Leah Keogh, the incumbent welfare officer for Trinity College Dublin Student Union (TDCSU) and a current candidate for president, has clashed with the Electoral Commission over a major strike that she was issued yesterday.
The major strike was handed out after a member of her team accidentally published her campaign page on Friday, breaching regulations by campaigning early. The page notified 295 people and was live for eight hours before being taken down.
The campaign page had originally been her campaign page for last year’s welfare race in the TCDSU elections. Keogh has said, however, that this did not contribute to the EC’s ruling.
As a result of the breach, the EC has prohibited Keogh from launching her campaign on social media until Tuesday, March 2nd at 10am. Now with one major strike, a second for Keogh may result in her being struck from the ballot at the discretion of the EC.
In an email statement to The University Times, Keogh said: “Yesterday, a member of my team accidentally published my campaign page ‘Go for Keogh for SU President’. The page was immediately removed as soon as the issue was flagged by the EC.”
Keogh, who was previously chair of the Oversight Commission, criticised their decision to issue her a major strike as opposed to a minor one, arguing this case did not meet the standard of intent, and described the punishment as “inconsistent”.
“If I have one thing going for me, it’s institutional knowledge. What generally differentiates a major strike from a minor one is intent. A member of my team accidentally published my campaign page two days before the election kick-off”, Keogh said.
“This happens often, campaign members mess up the privacy settings, human error. We saw the same thing happen in 2018 and 2019, pages were accidentally published early, a minor strike was issued and the candidates were restricted from launching their campaign for a short period”, Keogh added.
Continuing Keogh said: “A major strike here is inconsistent when compared to the precedent previously set. In 2018, a candidate was issued a major strike when he promised a group of first year students a €300 bar tab in Diceys. This was intentional, it was in a group chat and it was a gift to sway the vote. In this case, 3 breaches of Schedule 3 (the campaign rule book) occurred and so it received a major strike.”
Keogh also criticised an alleged excessive use of discretion granted to the EC under Schedule Three of the TCDSU elections regulations: “The EC reserves the right to discretion, the word discretion is mentioned 12 times in Schedule 3’s 13 page document. However, where there is too much discretion there is inconsistency, and where there is inconsistency, there cannot be fairness, not only for SU candidates but for students across the board.”

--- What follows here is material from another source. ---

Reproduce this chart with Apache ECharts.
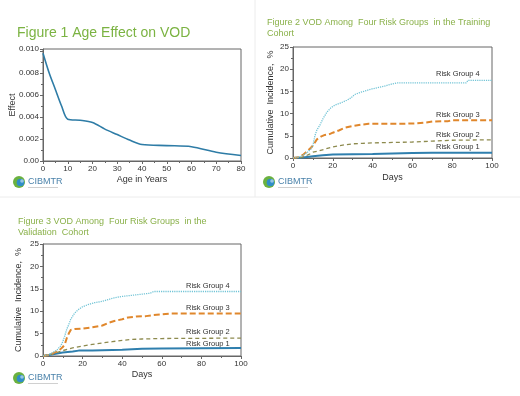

In a statement to The University Times the EC said: “The strike in question was awarded for the advance publication of a campaign page, and the push notification of 295 people. The EC met with the candidate to explain the sanction and the rationale of the decision.”
In her statement, Keogh also lamented the fact that no avenue for recourse exists unless a candidate is being struck off the ballot. “An appeals process is fundamental to fair procedure”, she said.
Keogh added that: “This is not a personal issue but a structural one, one that I will continue to work to address if elected.” The appeals process is in the constitution, and would therefore require a college-wide referendum to change.
In a separate statement responding to follow up queries by The University Times, Keogh alleged that the EC retrospectively interpreted Schedule Three. She said: “Using pre-existing pages was allowed until the EC retrospectively interpreted Schedule 3 an hour after notifying my team of the published page. Yet another inconsistency. Candidates often use their personal accounts as campaign platforms.”
“The fact that we are having these conversations in the media further reinforces the argument that candidates should be afforded the right to a fair appeal”, Keogh added.
The EC responded that: “A candidate from a different race requested clarification from the EC at 13.50 on Friday, regarding the utilization of pre-existing pages as candidate social media platforms during the campaign period.”
“The EC met to review Schedule 3 which went to Council in December and noted Schedule 3 2.5.a. iii. states that all campaign groups must be ‘opt-in’.”
“The EC, therefore, concluded that the use of pre-existing paging is not permitted as per Schedule 3 and further noted that with the added importance of the campaign period being fully online this year, candidates with a pre-existing social media following would have an unfair advantage. The EC confirmed this to all candidates via email on Friday at 21.42.”
Keogh is one of three candidates running in this year’s sabbatical elections for president of TCDSU, along with Ben Cummins and Luke MacQuillan. Campaigning for all TCDSU sabbatical candidates will last two weeks and begin with Dining Hall hustings at 4pm next Monday.
Correction: 16:26, February 28th, 2021
An earlier version of this article referred to Leah Keogh as a former secretary to the Electoral Commission. She was, in fact, chair of the Oversight Commission.